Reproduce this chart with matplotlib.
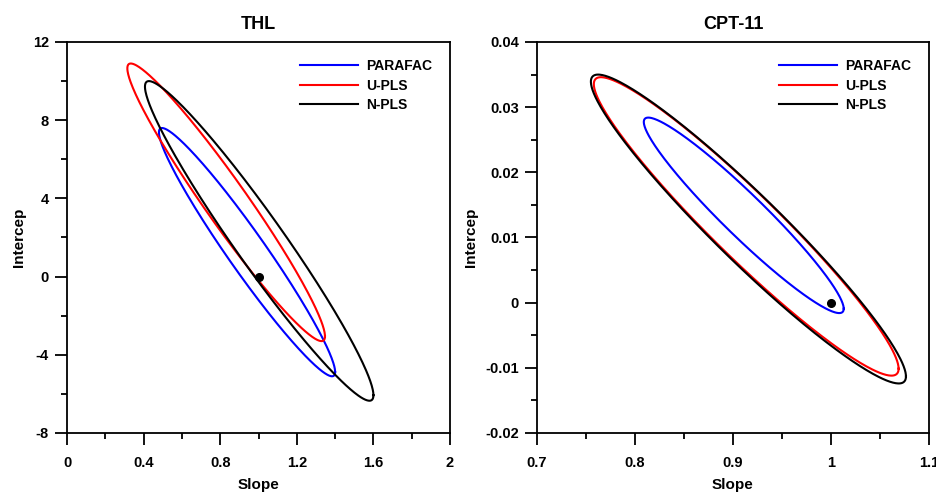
import numpy as np
import matplotlib
matplotlib.use("Agg")
import matplotlib.pyplot as plt
from matplotlib.ticker import MultipleLocator, FuncFormatter

plt.rcParams['font.family'] = ['Liberation Sans', 'DejaVu Sans']
plt.rcParams['font.weight'] = 'bold'

methods = ["PARAFAC", "U-PLS", "N-PLS"]
colors = ["#0000ff", "#ff0000", "#000000"]

# Elliptical joint confidence regions: x-range, y-range, correlation
thl_slope_min = [0.48, 0.315, 0.407]
thl_slope_max = [1.40, 1.347, 1.600]
thl_int_min = [-5.1, -3.3, -6.35]
thl_int_max = [7.6, 10.9, 10.0]
thl_rho = [-0.965, -0.965, -0.965]

cpt_slope_min = [0.809, 0.758, 0.755]
cpt_slope_max = [1.013, 1.069, 1.0765]
cpt_int_min = [-0.0016, -0.0112, -0.0124]
cpt_int_max = [0.0284, 0.0346, 0.0350]
cpt_rho = [-0.955, -0.953, -0.954]

ideal_point = (1.0, 0.0)


def ellipse(xmin, xmax, ymin, ymax, rho, n=400):
    t = np.linspace(0, 2 * np.pi, n)
    cx, cy = (xmin + xmax) / 2, (ymin + ymax) / 2
    a, b = (xmax - xmin) / 2, (ymax - ymin) / 2
    d = np.arccos(rho)
    return cx + a * np.cos(t), cy + b * np.cos(t + d)


fig = plt.figure(figsize=(9.36, 4.97), dpi=100)
ax1 = fig.add_axes([0.0716, 0.1288, 0.4092, 0.7867])
ax2 = fig.add_axes([0.5737, 0.1288, 0.4188, 0.7867])


def fmt(v, pos):
    return "%g" % round(v, 6)


panels = [
    (ax1, "THL", thl_slope_min, thl_slope_max, thl_int_min, thl_int_max, thl_rho,
     (0, 2), (-8, 12), 0.4, 0.2, 4, 2),
    (ax2, "CPT-11", cpt_slope_min, cpt_slope_max, cpt_int_min, cpt_int_max, cpt_rho,
     (0.7, 1.1), (-0.02, 0.04), 0.1, 0.05, 0.01, 0.005),
]

for (ax, title, xmn, xmx, ymn, ymx, rho, xl, yl, xM, xm, yM, ym) in panels:
    for i in range(3):
        x, y = ellipse(xmn[i], xmx[i], ymn[i], ymx[i], rho[i])
        ax.plot(x, y, color=colors[i], lw=1.5, label=methods[i])
    ax.plot([ideal_point[0]], [ideal_point[1]], 'o', color='black', ms=5.5)
    ax.set_xlim(*xl)
    ax.set_ylim(*yl)
    ax.xaxis.set_major_locator(MultipleLocator(xM))
    ax.xaxis.set_minor_locator(MultipleLocator(xm))
    ax.yaxis.set_major_locator(MultipleLocator(yM))
    ax.yaxis.set_minor_locator(MultipleLocator(ym))
    ax.xaxis.set_major_formatter(FuncFormatter(fmt))
    ax.yaxis.set_major_formatter(FuncFormatter(fmt))
    ax.tick_params(which='major', direction='out', length=8.5, width=1.3,
                   labelsize=10.5)
    ax.tick_params(which='minor', direction='out', length=4.5, width=1.3)
    ax.tick_params(axis='x', which='major', pad=8)
    ax.tick_params(axis='y', which='major', pad=4.5)
    for s in ax.spines.values():
        s.set_linewidth(1.3)
    ax.set_title(title, fontsize=13, fontweight='bold', pad=9)
    ax.set_xlabel("Slope", fontsize=11, fontweight='bold', labelpad=6)
    ax.set_ylabel("Intercep", fontsize=11, fontweight='bold', labelpad=5)
    w = ax.get_position().width * 936
    h = ax.get_position().height * 497
    leg = ax.legend(loc='upper right', bbox_to_anchor=(1 - 18 / w, 1 - 17 / h),
                    frameon=False, borderpad=0, borderaxespad=0,
                    fontsize=10, handlelength=4.2, handletextpad=0.58,
                    labelspacing=0.4)
    for txt in leg.get_texts():
        txt.set_fontweight('bold')

fig.savefig("out.png", dpi=100)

========================

WHAT TO WORK ON
With the pictures left out, restate word for word every line of the data above, from the first down to the line that contains "thl_rho = [-0.965, -0.965, -0.965]".

ANSWER TO THE TASK
Reproduce this chart with matplotlib.
import numpy as np
import matplotlib
matplotlib.use("Agg")
import matplotlib.pyplot as plt
from matplotlib.ticker import MultipleLocator, FuncFormatter

plt.rcParams['font.family'] = ['Liberation Sans', 'DejaVu Sans']
plt.rcParams['font.weight'] = 'bold'

methods = ["PARAFAC", "U-PLS", "N-PLS"]
colors = ["#0000ff", "#ff0000", "#000000"]

# Elliptical joint confidence regions: x-range, y-range, correlation
thl_slope_min = [0.48, 0.315, 0.407]
thl_slope_max = [1.40, 1.347, 1.600]
thl_int_min = [-5.1, -3.3, -6.35]
thl_int_max = [7.6, 10.9, 10.0]
thl_rho = [-0.965, -0.965, -0.965]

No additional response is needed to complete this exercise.